There are innumerable fitness myths spread through word of mouth that we presume to be facts. We may have come across these fitness myths on the television or have heard them from athletes, celebrities, family or friends. These misconceptions keep floating, from someone to you and so on.
To save yourself from being carried away, take a look at the fitness myths and facts that debunk these myths.
Myth: More workout is better
Fact: Several individuals have unrealistic expectations as they believe they will become stronger and athletic with more workout. Adding more volume or increasing frequency of workout is more likely to hamper one’s health than do better. In a quest to work harder, individuals forget the actual way or skill of working out and end up not yielding any benefits out of the activity.
Myth: One must drink a gallon of water every day
Fact: There is no definite answer to how much water you need per day. It depends on each individual and his/her lifestyle.
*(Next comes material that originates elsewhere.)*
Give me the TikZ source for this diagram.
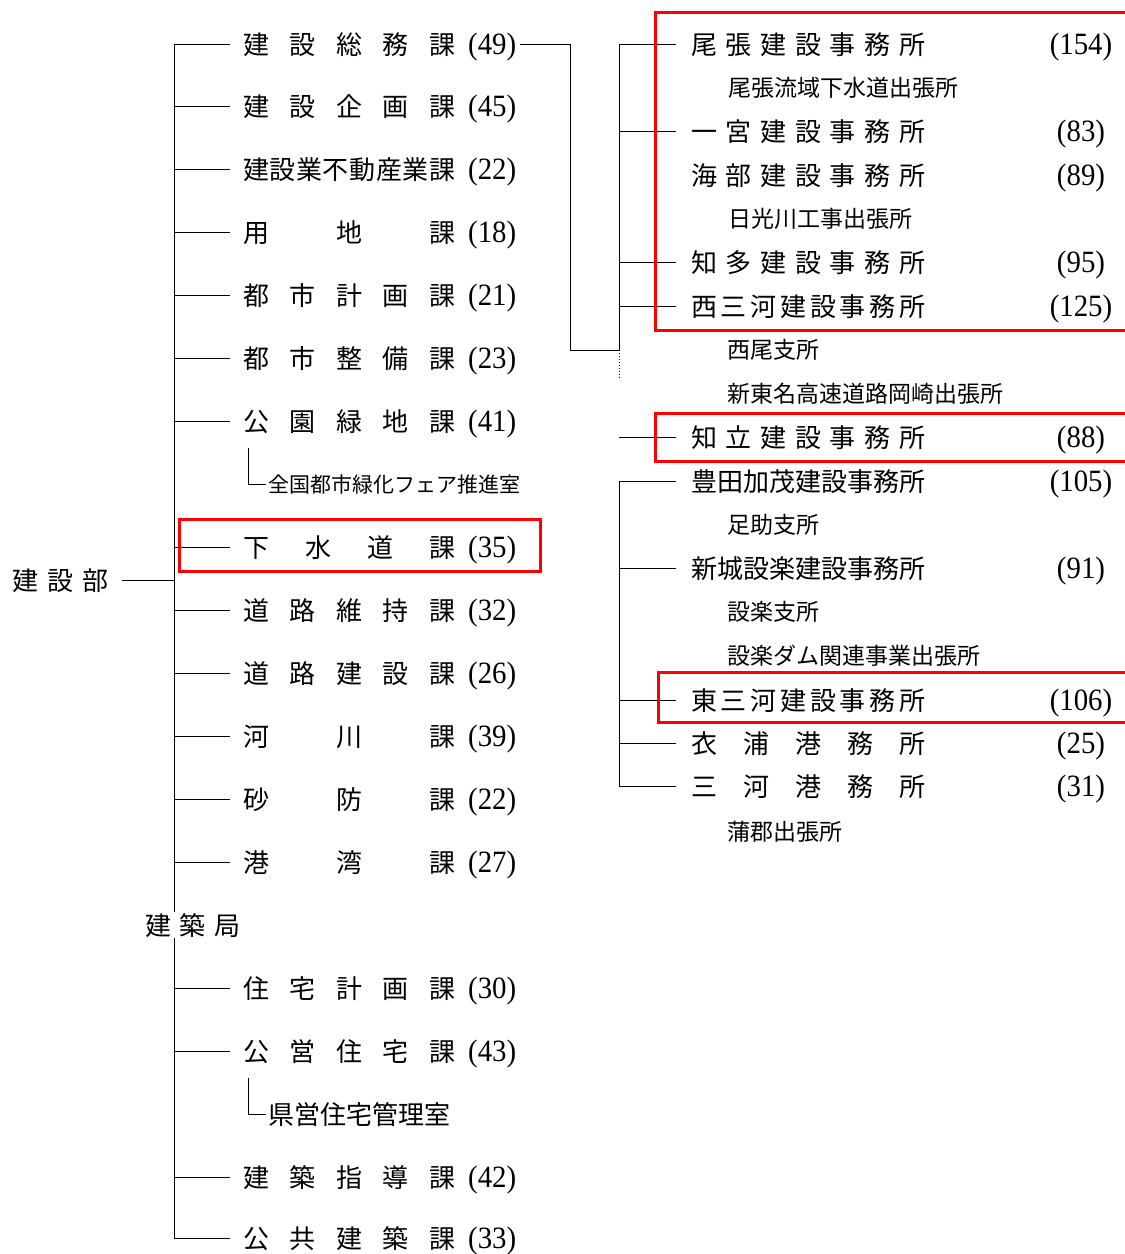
\documentclass[tikz,border=0pt]{standalone}
\usepackage{fontspec}
\newfontfamily\jp{Noto Sans CJK JP}
\newfontfamily\numf[FakeStretch=0.93]{Liberation Serif}
\newcommand\gp{\hfill}
\newcommand\LR[4]{\node[lrow] (#1) at (243,#2) {\hbox to 212pt{#3}\hspace{13pt}{\numf\fontsize{31}{31}\selectfont(#4)}};}
\newcommand\RR[4]{\node[lrow] (#1) at (691,#2) {\hbox to 234pt{#3}}; \node[num] (#1n) at (1081,#2) {(#4)};}
\newcommand\SB[4]{\node[subt] (#1) at (#2,#3) {#4};}
\begin{document}
\begin{tikzpicture}[x=1pt,y=-1pt,
  ln/.style={line width=1pt,black},
  redbox/.style={draw=red,line width=3pt},
  lrow/.style={anchor=west,inner sep=0pt,text height=23pt,text depth=3pt,font=\jp\fontsize{26}{26}\selectfont},
  subt/.style={anchor=west,inner sep=0pt,text height=20pt,text depth=3pt,font=\jp\fontsize{23}{23}\selectfont},
  num/.style={anchor=center,inner sep=0pt,text height=23pt,text depth=3pt,font=\numf\fontsize{31}{31}\selectfont}]
\useasboundingbox (0,0) rectangle (1125,1254);
% left column
\LR{L1}{44}{建\gp 設\gp 総\gp 務\gp 課}{49}
\LR{L2}{106}{建\gp 設\gp 企\gp 画\gp 課}{45}
\LR{L3}{169}{建\gp 設\gp 業\gp 不\gp 動\gp 産\gp 業\gp 課}{22}
\LR{L4}{232}{用\gp 地\gp 課}{18}
\LR{L5}{295}{都\gp 市\gp 計\gp 画\gp 課}{21}
\LR{L6}{358}{都\gp 市\gp 整\gp 備\gp 課}{23}
\LR{L7}{421}{公\gp 園\gp 緑\gp 地\gp 課}{41}
\node[subt,font=\jp\fontsize{21}{21}\selectfont] (S1) at (268,484) {全国都市緑化フェア推進室};
\LR{L8}{547}{下\gp 水\gp 道\gp 課}{35}
\LR{L9}{610}{道\gp 路\gp 維\gp 持\gp 課}{32}
\LR{L10}{673}{道\gp 路\gp 建\gp 設\gp 課}{26}
\LR{L11}{736}{河\gp 川\gp 課}{39}
\LR{L12}{799}{砂\gp 防\gp 課}{22}
\LR{L13}{862}{港\gp 湾\gp 課}{27}
\LR{L14}{988}{住\gp 宅\gp 計\gp 画\gp 課}{30}
\LR{L15}{1051}{公\gp 営\gp 住\gp 宅\gp 課}{43}
\node[lrow] (S2) at (268,1114) {県営住宅管理室};
\LR{L16}{1177}{建\gp 築\gp 指\gp 導\gp 課}{42}
\LR{L17}{1238}{公\gp 共\gp 建\gp 築\gp 課}{33}
\node[lrow] (bu) at (12,580) {\hbox to 96pt{建\gp 設\gp 部}};
% trunk
\coordinate (tT) at ([xshift=-69pt]L1.west);
\coordinate (tB) at ([xshift=-69pt]L17.west);
\draw[ln] (tT) -- (tB);
\foreach \n in {L1,L2,L3,L4,L5,L6,L7,L8,L9,L10,L11,L12,L13,L14,L15,L16,L17}
  \draw[ln] (\n.west -| tT) -- ([xshift=-13pt]\n.west);
\draw[ln] ([xshift=14pt]bu.east) -- (bu.east -| tT);
\draw[ln] ([shift={(5,27)}]L7.west) |- ([xshift=-2pt]S1.west);
\draw[ln] ([shift={(5,27)}]L15.west) |- ([xshift=-2pt]S2.west);
\node[lrow,fill=white,inner xsep=2pt] (kc) at (143,925) {\hbox to 95pt{建\gp 築\gp 局}};
% right column
\RR{R1}{44}{尾\gp 張\gp 建\gp 設\gp 事\gp 務\gp 所}{154}
\SB{T1}{728}{88}{尾張流域下水道出張所}
\RR{R2}{131}{一\gp 宮\gp 建\gp 設\gp 事\gp 務\gp 所}{83}
\RR{R3}{175}{海\gp 部\gp 建\gp 設\gp 事\gp 務\gp 所}{89}
\SB{T2}{728}{219}{日光川工事出張所}
\RR{R4}{262}{知\gp 多\gp 建\gp 設\gp 事\gp 務\gp 所}{95}
\RR{R5}{306}{西\gp 三\gp 河\gp 建\gp 設\gp 事\gp 務\gp 所}{125}
\SB{T3}{727}{350}{西尾支所}
\SB{T4}{727}{394}{新東名高速道路岡崎出張所}
\RR{R6}{437}{知\gp 立\gp 建\gp 設\gp 事\gp 務\gp 所}{88}
\RR{R7}{481}{豊\gp 田\gp 加\gp 茂\gp 建\gp 設\gp 事\gp 務\gp 所}{105}
\SB{T5}{727}{525}{足助支所}
\RR{R8}{568}{新\gp 城\gp 設\gp 楽\gp 建\gp 設\gp 事\gp 務\gp 所}{91}
\SB{T6}{727}{612}{設楽支所}
\SB{T7}{727}{656}{設楽ダム関連事業出張所}
\RR{R9}{700}{東\gp 三\gp 河\gp 建\gp 設\gp 事\gp 務\gp 所}{106}
\RR{R10}{743}{衣\gp 浦\gp 港\gp 務\gp 所}{25}
\RR{R11}{786}{三\gp 河\gp 港\gp 務\gp 所}{31}
\SB{T8}{727}{832}{蒲郡出張所}
% right trunk
\coordinate (rT) at ([xshift=-72pt]R1.west);
\coordinate (rJ) at (rT |- T3.west);
\draw[ln] (rT) -- (rJ);
\draw[ln,dotted] (rJ) -- ++(0,30);
\foreach \n in {R1,R2,R4,R5,R6,R7,R8,R9,R10,R11}
  \draw[ln] (\n.west -| rT) -- ([xshift=-15pt]\n.west);
\draw[ln] (R7.west -| rT) -- (R11.west -| rT);
\draw[ln] ([xshift=4pt]L1.east) -| ([xshift=-49pt]rJ) -- (rJ);
% red boxes
\draw[redbox] (655,12) rectangle (1140,330);
\draw[redbox] (179,519) rectangle (540,571);
\draw[redbox] (655,413) rectangle (1140,461);
\draw[redbox] (658,672) rectangle (1140,722);
\end{tikzpicture}
\end{document}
Athletes, sportspersons and individuals on workout regimen may require more than one gallon of water. In a nutshell, fluid intake is right if you believe that you are drinking enough and rarely feeling thirst.
Myth: Heated workouts help you burn more calories
Fact: It is true that you burn more calories when you work harder, but relating sweat to calories or workout is wrong. You may feel hot and sweaty due to the intensity of your workout, but how much you sweat when you work out is not linked to the number of calories you burn.
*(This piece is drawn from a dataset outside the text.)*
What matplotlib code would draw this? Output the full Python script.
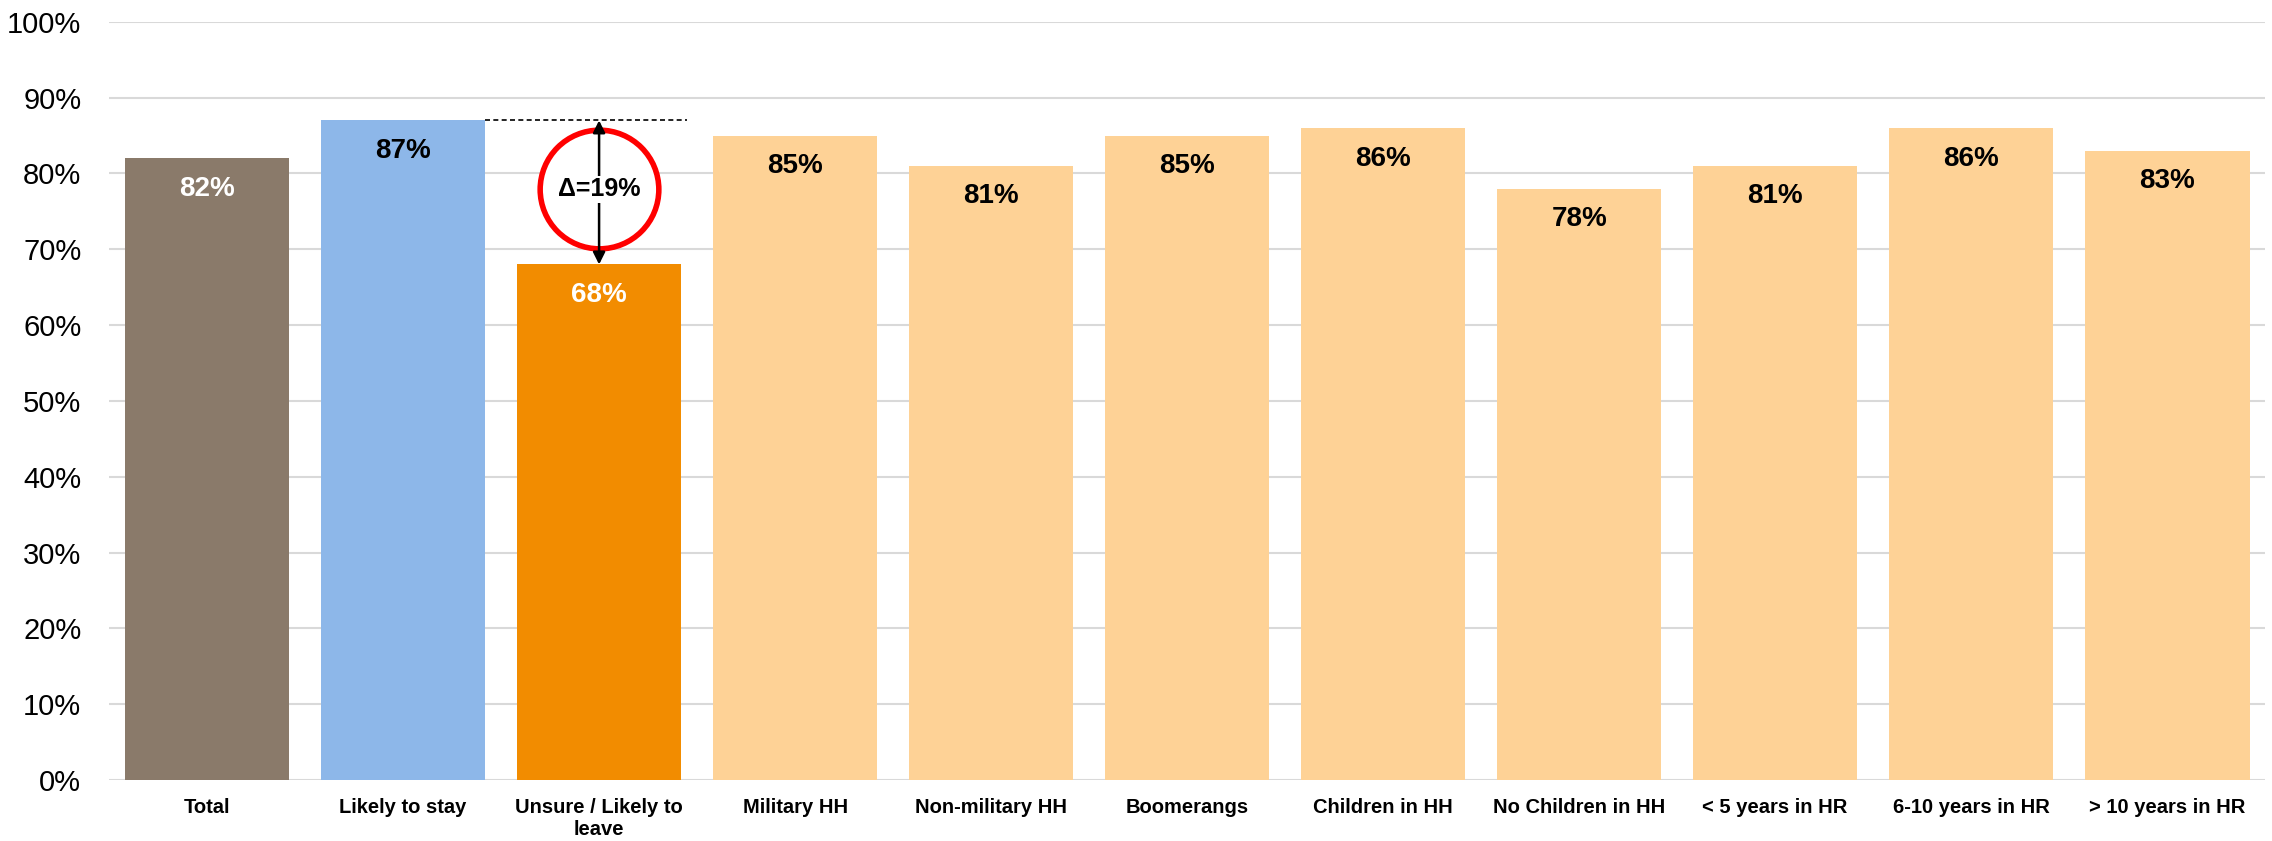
import matplotlib.pyplot as plt
from matplotlib.ticker import PercentFormatter

# survey groups and the share for each
categories = ["Total", "Likely to stay", "Unsure / Likely to\nleave", "Military HH",
              "Non-military HH", "Boomerangs", "Children in HH", "No Children in HH",
              "< 5 years in HR", "6-10 years in HR", "> 10 years in HR"]
values = [82, 87, 68, 85, 81, 85, 86, 78, 81, 86, 83]
bar_colors = ["#8A7A6A", "#8DB7E9", "#F28C00"] + ["#FED296"] * 8
label_colors = ["white", "black", "white"] + ["black"] * 8

plt.rcParams['font.family'] = ['Liberation Sans', 'DejaVu Sans']

fig = plt.figure(figsize=(22.72, 8.41), dpi=100)
ax = fig.add_axes([0.048, 0.0725, 0.949, 0.9015])

x = list(range(len(values)))
ax.bar(x, values, width=0.84, color=bar_colors, zorder=2)

for xi, v, c in zip(x, values, label_colors):
    ax.annotate(f"{v}%", (xi, v), xytext=(0, -22), textcoords="offset points",
                ha="center", va="center", fontsize=20, fontweight="bold", color=c, zorder=5)

# gap between stayers and leavers
stay, leave = values[1], values[2]
ax.plot([1.42, 2.45], [stay, stay], ls=(0, (3, 2)), color="black", lw=1.2, zorder=3)
ax.scatter([2], [(stay + leave) / 2 + 0.4], s=7300, facecolor="white",
           edgecolor="#FF0000", linewidth=4, zorder=3)
ax.annotate("", xy=(2, leave), xytext=(2, stay),
            arrowprops=dict(arrowstyle="<|-|>", color="black", lw=1.8,
                            mutation_scale=18, shrinkA=0, shrinkB=0), zorder=4)
ax.text(2, (stay + leave) / 2 + 0.4, f"Δ={stay - leave}%", ha="center", va="center",
        fontsize=18, fontweight="bold", zorder=5,
        bbox=dict(facecolor="white", edgecolor="none", pad=1))

ax.set_xlim(-0.5, 10.5)
ax.set_ylim(0, 100)
ax.set_yticks(range(0, 101, 10))
ax.yaxis.set_major_formatter(PercentFormatter(decimals=0))
ax.set_xticks(x)
ax.set_xticklabels(categories, fontsize=14.5, fontweight="bold")
ax.tick_params(axis="y", length=0, labelsize=21, pad=20)
ax.tick_params(axis="x", length=0, pad=13)
ax.grid(axis="y", color="#D9D9D9", lw=1.5, zorder=0)
ax.set_axisbelow(True)
for s in ax.spines.values():
    s.set_visible(False)

plt.savefig("out.png", dpi=100)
Myth: Cycling makes your thigh muscles bigger
Fact: Cycling is an excellent cardiovascular activity that improves your overall fitness. It is not a strength builder as it requires working with the muscles. Cycling with resistance will only ascertain that you are burning more calories, but hoping that quads will get bigger is unrealistic.
Myth: Crunches are the best abs-toning exercise
Fact: Crunches are indeed an excellent exercise to tone your stomach, but not the best. Exercises that include multiple muscle groups altogether (including stomach muscles) are the best for toning abs.
Myth: Thin body is the fit body
Fact: One with a thin body profile may need to work out as well to attain the fitness level. Thin body may look fit and fine, but may not be fit inside. Never consider a slim body as a fitness indicator. A body that can move well is fit.